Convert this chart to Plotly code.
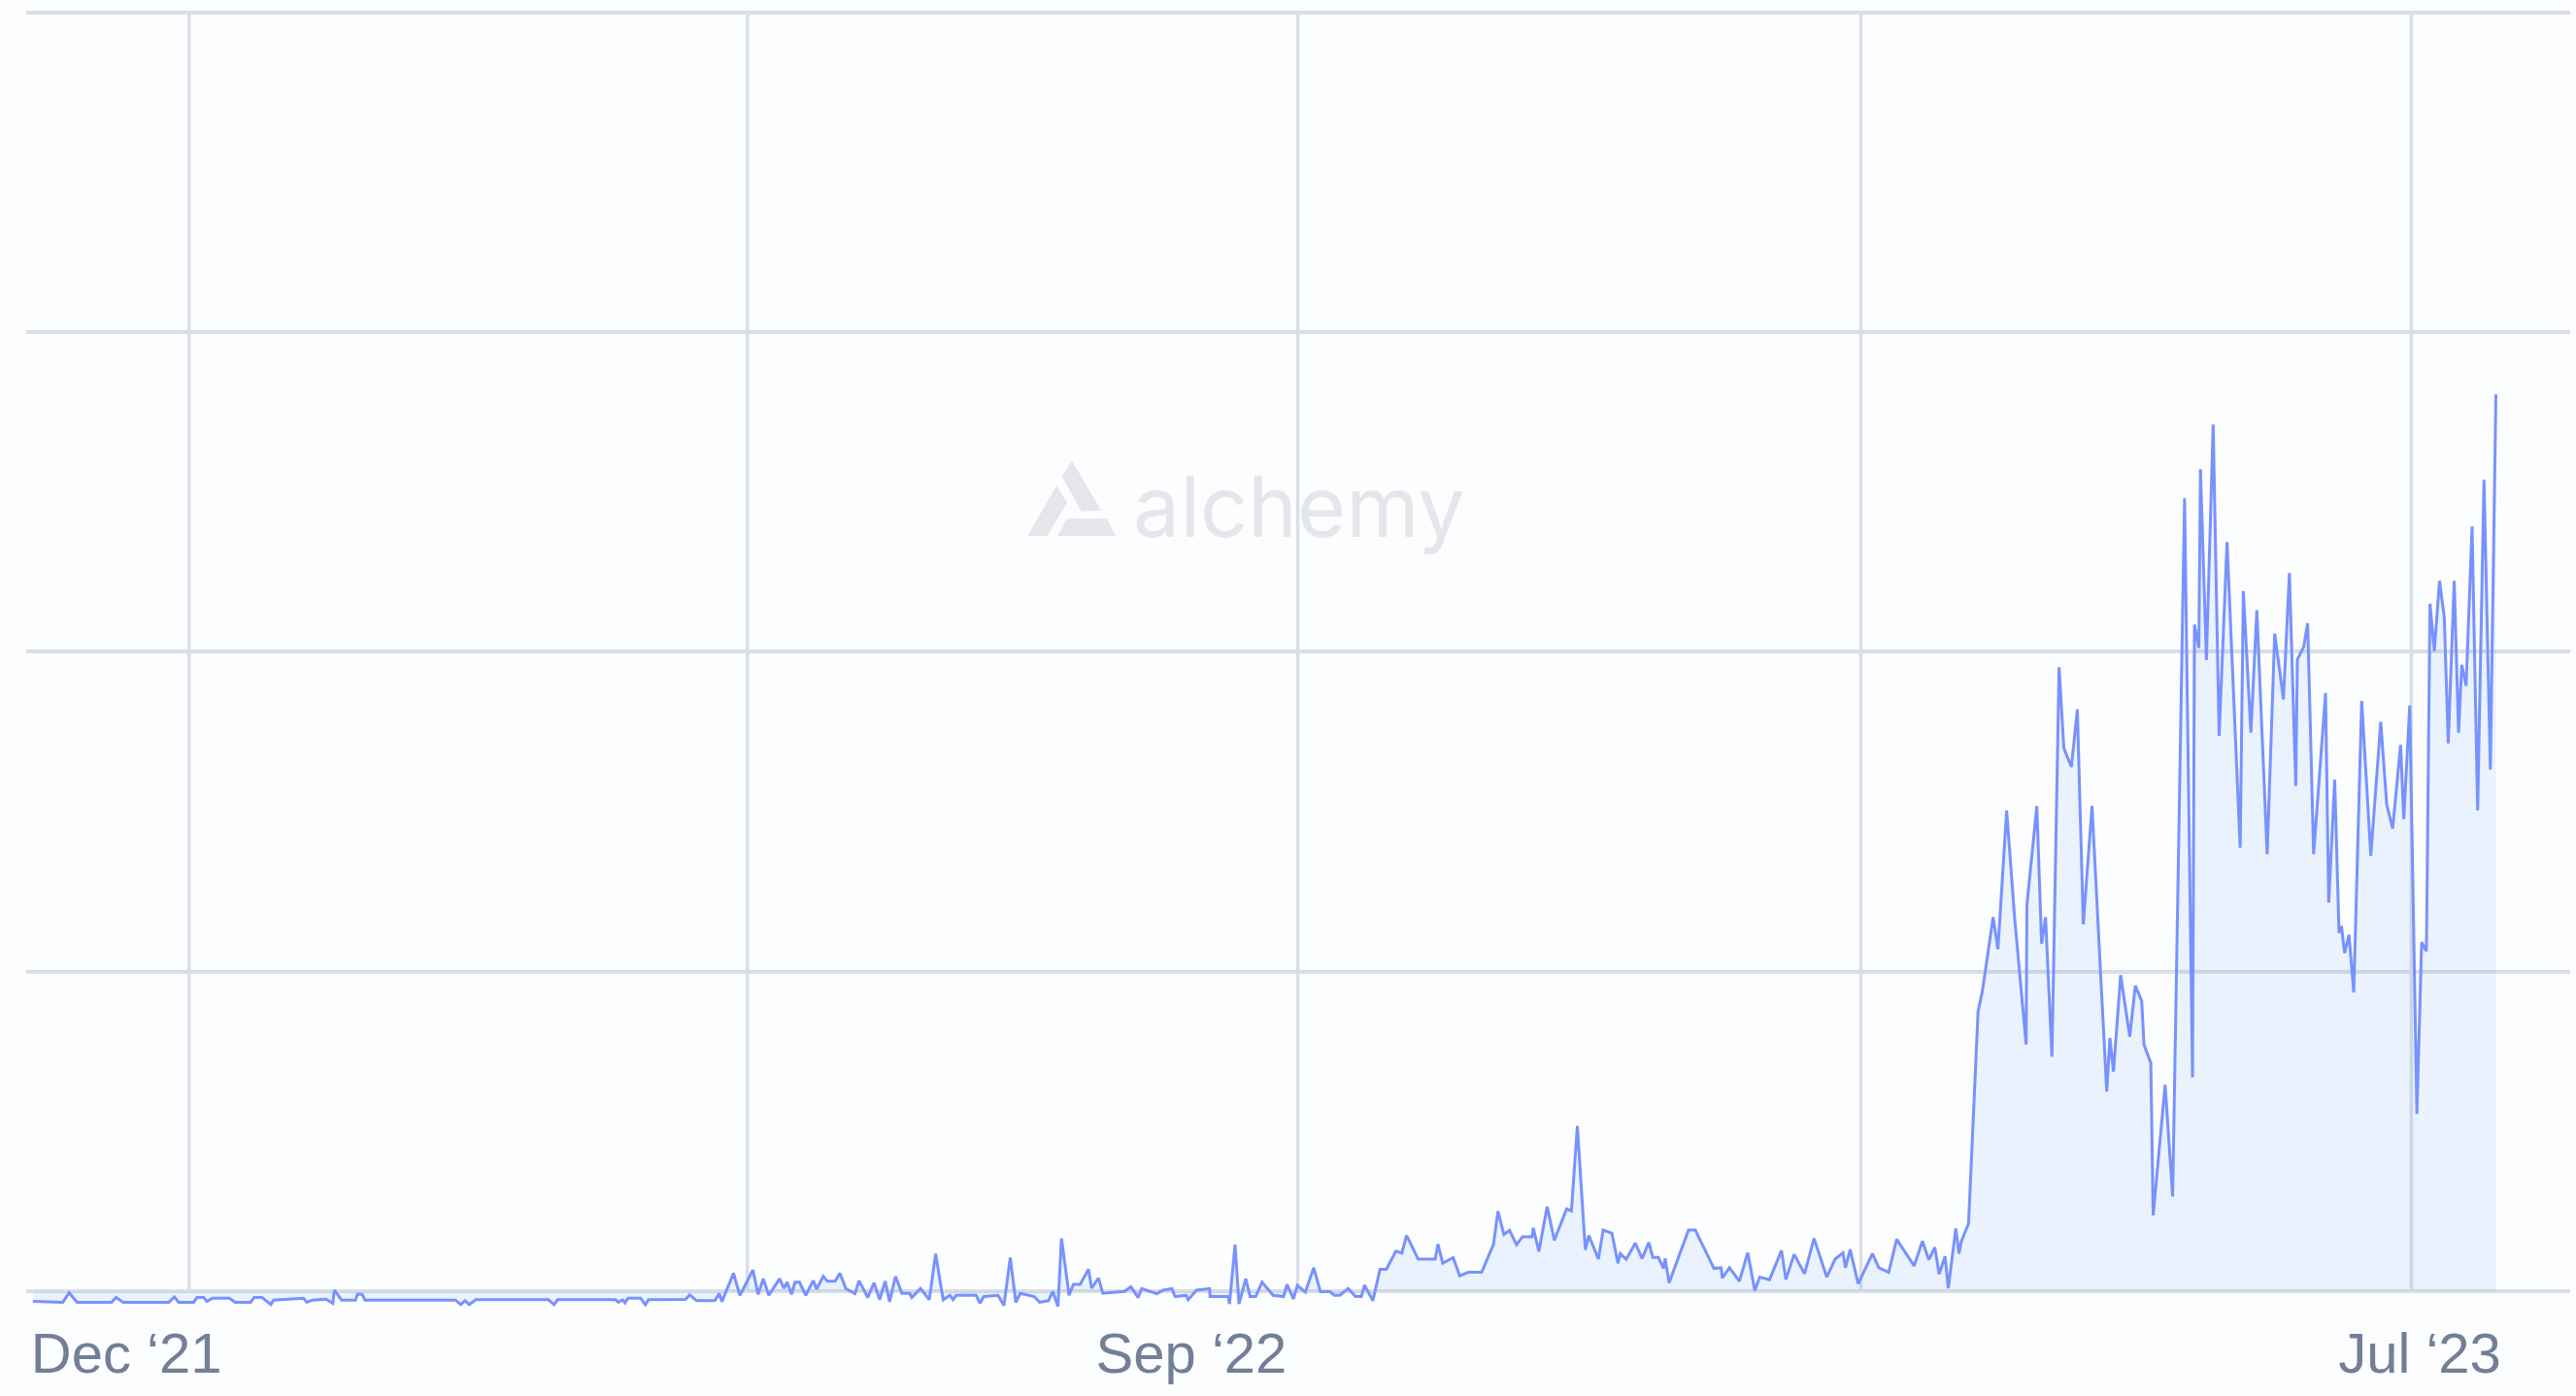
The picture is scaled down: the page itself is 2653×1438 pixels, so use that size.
import pandas as pd
import plotly.graph_objects as go

# ---------------- data ----------------
start_date = "2021-11-07"

day_offset = [
    0.0, 7.5, 9.1, 11.1, 19.8, 20.9, 22.7, 34.2, 35.6, 36.7, 40.5, 41.3, 43.0, 43.8, 45.2,
    49.5, 50.9, 54.8, 55.7, 57.7, 59.9, 60.6, 68.1, 69.0, 70.4, 73.8, 75.5, 75.9, 77.7, 81.2,
    81.7, 82.9, 83.6, 106.4, 107.7, 108.8, 109.9, 111.5, 129.8, 131.2, 132.1, 146.7, 147.4, 148.5, 149.1,
    149.8, 153.0, 154.2, 155.0, 162.8,
    164.3, 165.4, 167.1, 171.7, 172.8, 173.5, 176.4, 178.0, 181.3, 182.6, 183.9, 185.3, 188.0, 189.1, 189.9,
    191.0, 191.9, 193.0, 194.6, 196.5, 197.3, 199.0, 200.0, 202.0, 203.2, 204.7, 207.0, 208.0, 210.2, 211.8,
    213.2, 214.6, 215.7, 217.2, 218.8, 220.8, 221.3, 223.5, 225.7, 227.3, 229.2, 230.9, 231.7, 232.5, 237.5,
    238.5, 239.4, 243.0, 244.5, 246.1, 247.5, 248.6, 252.1, 253.5, 255.7, 256.8, 258.1, 259.0, 260.9, 262.0,
    263.7, 265.8, 266.6, 268.3, 269.4, 274.8, 276.5, 278.3, 279.2, 283.0, 284.6, 286.8, 287.6, 290.4, 290.9,
    293.0, 296.3, 296.4, 301.0, 301.3, 302.7, 303.7, 305.4, 306.5, 307.9, 309.5,
    312.3, 314.9, 315.8, 317.4, 318.4, 320.4, 322.5, 324.2, 326.6, 327.7, 329.1, 331.2, 333.0, 334.5, 335.3,
    337.4, 339.2, 340.8, 343.2, 344.7, 345.9, 348.8, 353.1, 353.8, 355.0, 357.6, 359.3, 361.4, 364.8, 367.8,
    368.9, 370.4, 371.8, 373.6, 375.1, 377.5, 377.8, 379.2, 381.3, 383.1, 386.2, 387.4, 388.9, 390.9, 391.8,
    394.2, 395.4, 397.6, 399.1, 399.7, 401.2, 403.5, 405.2, 406.9, 407.9, 409.3, 410.6, 411.0, 412.0, 414.9,
    416.9, 418.6, 423.3, 425.1, 425.4, 427.2, 429.7, 431.8, 433.6, 434.8, 437.3, 440.3, 441.4, 443.5, 446.1,
    448.5, 451.7, 453.8, 455.8, 456.4, 457.6, 459.6, 463.2, 464.8, 467.3, 469.3, 473.7,
    475.8, 477.4, 478.9, 480.0, 481.5, 482.3, 484.2, 485.0, 485.6, 487.4, 489.8, 490.9, 493.6, 494.8, 497.0,
    499.0, 501.9, 502.1, 504.6, 505.8, 506.8, 508.4, 510.2, 511.4, 513.3, 514.8, 516.3, 518.5, 520.6, 522.2,
    523.0, 523.9, 525.7, 528.0, 529.4, 531.0, 531.6, 533.3, 533.9, 536.9, 538.8,
    541.8, 543.8, 544.3, 545.4, 545.8, 547.3, 549.0, 550.5, 552.5, 555.8, 556.6, 558.5, 560.0, 562.6, 564.5,
    566.7, 568.2, 569.8, 570.2, 571.8, 572.8, 574.3, 577.3, 578.1, 579.6, 580.7, 581.3, 582.1, 583.2, 584.4,
    586.4, 588.7, 591.2, 592.7, 594.2, 596.2, 597.0, 598.5, 600.3, 601.5, 602.7, 603.6, 604.7, 606.0, 607.2,
    608.2, 609.7, 610.8, 611.6, 612.7, 614.2, 615.6, 617.2, 618.8, 620.2,
]

activity = [
    -31, -34, -4, -34, -34, -19, -34, -34, -17, -34, -34, -19, -19, -31, -21,
    -21, -34, -34, -19, -19, -41, -27, -21, -34, -27, -24, -37, 4, -27, -27,
    -9, -9, -27, -27, -41, -29, -41, -26, -26, -41, -26, -26, -34, -26, -36,
    -21, -21, -42, -26, -26,
    -25, -11, -29, -29, -7, -32, 57, -12, 67, -9, 40, -12, 40, 10, 29,
    -9, 29, 29, -12, 34, 7, 47, 32, 32, 57, 9, -7, 34, -19, 27,
    -26, 32, -32, 47, -6, -6, -19, 9, -26, 118, -26, -12, -26, -12, -12,
    -37, -16, -12, -44, 106, -34, -6, -16, -34, -29, 0, -47, 166, -12, 22,
    22, 69, 10, 42, -6, 0, 14, -19, 9, -7, 4, 9, -16, -12, -26,
    4, 9, -16, -16, -39, 146, -39, 40, -16, -16, 29,
    -12, -16, 22, -24, 19, -2, 74, -1, -1, -12, -12, 9, -16, -16, 20,
    -29, 69, 69, 126, 120, 175, 101, 101, 148, 88, 106, 49, 60, 60, 148,
    251, 178, 191, 146, 171, 171, 199, 125, 265, 160, 258, 252, 517, 130, 175,
    101, 192, 182, 88, 118, 101, 151, 103, 153, 106, 106, 72, 103, 27, 125,
    192, 192, 72, 74, 42, 74, 32, 121, 2, 45, 37, 128, 37, 116, 55,
    166, 45, 101, 121, 74, 131, 24, 118, 74, 60, 163, 80,
    157, 99, 138, 54, 110, 10, 197, 118, 157, 212, 875, 940, 1170, 1070, 1504,
    1170, 772, 1209, 1518, 1087, 1170, 734, 1952, 1699, 1640, 1820, 1148, 1518, 1008, 625,
    793, 687, 989, 797, 956, 908, 771, 714, 238, 646, 297,
    2480, 669, 2085, 2012, 2571, 1974, 2711, 1737, 2343, 1387, 2190, 1747, 2130, 1367, 2057,
    1851, 2246, 1580, 1975, 2016, 2089, 1367, 1871, 1216, 1600, 1121, 1143, 1058, 1115, 935,
    1846, 1362, 1781, 1523, 1447, 1709, 1477, 1832, 555, 1092, 1064, 2150, 2002, 2222, 2107,
    1714, 2222, 1747, 1959, 1894, 2392, 1504, 2538, 1632, 2805,
]

grid_values = [0, 1000, 2000, 3000, 4000]
grid_day_offset = [39.3, 179.9, 318.5, 460.3, 598.9]
tick_day_offset = [23.5, 291.7, 601.0]
tick_labels = ["Dec \u201821", "Sep \u201822", "Jul \u201823"]

# ---------------- styling ----------------
W, H = 2653, 1438
BG = "#FCFDFE"
GRID = "#DADEE5"
LINE = "#7892FD"
FILL = "rgba(80,150,245,0.10)"
LABEL = "#718096"
MARK = "#E4E6EA"

ML, MR, MT, MB = 27, 6, 0, 83
PW, PH = W - ML - MR, H - MT - MB

t0 = pd.Timestamp(start_date)


def day(d):
    return t0 + pd.to_timedelta(d, unit="D")


x = [day(d) for d in day_offset]

fig = go.Figure()
fig.add_trace(go.Scatter(
    x=x, y=activity, mode="lines",
    line=dict(color=LINE, width=3),
    fill="tozeroy", fillcolor=FILL,
    hoverinfo="skip", showlegend=False,
))

shapes = []
for d in grid_day_offset:
    shapes.append(dict(type="line", xref="x", yref="y", x0=day(d), x1=day(d),
                       y0=grid_values[0], y1=grid_values[-1],
                       line=dict(color=GRID, width=3.5), layer="below"))


# watermark logo (decoration), pixel positions -> paper
def pp(px, py):
    return (px - ML) / PW, 1 - (py - MT) / PH


def poly(pts):
    s = ""
    for i, (a, b) in enumerate(pts):
        u, v = pp(a, b)
        s += ("M" if i == 0 else "L") + f"{u:.5f},{v:.5f} "
    return s + "Z"


logo_parts = [
    [(1103.8, 474.3), (1134.1, 526.0), (1113.8, 526.7), (1093.9, 491.0)],
    [(1088.1, 500.0), (1098.9, 517.7), (1078.5, 552.3), (1058.2, 552.3)],
    [(1098.9, 534.3), (1139.8, 534.3), (1149.4, 552.3), (1088.9, 552.3)],
]
for part in logo_parts:
    shapes.append(dict(type="path", xref="paper", yref="paper", path=poly(part),
                       fillcolor=MARK, line=dict(width=0), layer="below"))

wx, wy = pp(1337.5, 522)
fig.add_annotation(text="alchemy", xref="paper", yref="paper", x=wx, y=wy,
                   xanchor="center", yanchor="middle", showarrow=False,
                   font=dict(family="Inter", size=86, color=MARK))

fig.update_layout(
    width=W, height=H,
    margin=dict(l=ML, r=MR, t=MT, b=MB, pad=0),
    paper_bgcolor=BG, plot_bgcolor=BG,
    showlegend=False,
    shapes=shapes,
    xaxis=dict(
        range=[day(-1.7), day(638.9)],
        showgrid=False, zeroline=False, showline=False, ticks="",
        tickvals=[day(d) for d in tick_day_offset], ticktext=tick_labels,
        tickangle=0,
        tickfont=dict(family="Liberation Sans", size=58, color=LABEL),
    ),
    yaxis=dict(
        range=[-75, 4038],
        tickvals=grid_values, showticklabels=False,
        showgrid=True, gridcolor=GRID, gridwidth=3.5,
        zeroline=False, showline=False, ticks="",
    ),
)

fig.write_html("out.html", config={"displayModeBar": False},
               post_script="document.body.style.margin='0';")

○ ○ ○ ○

■ **Directions for this task**:
Looking back at the lines above, state how many contain the word "size", and supply nothing besides the number.

■ **Answer below**:
3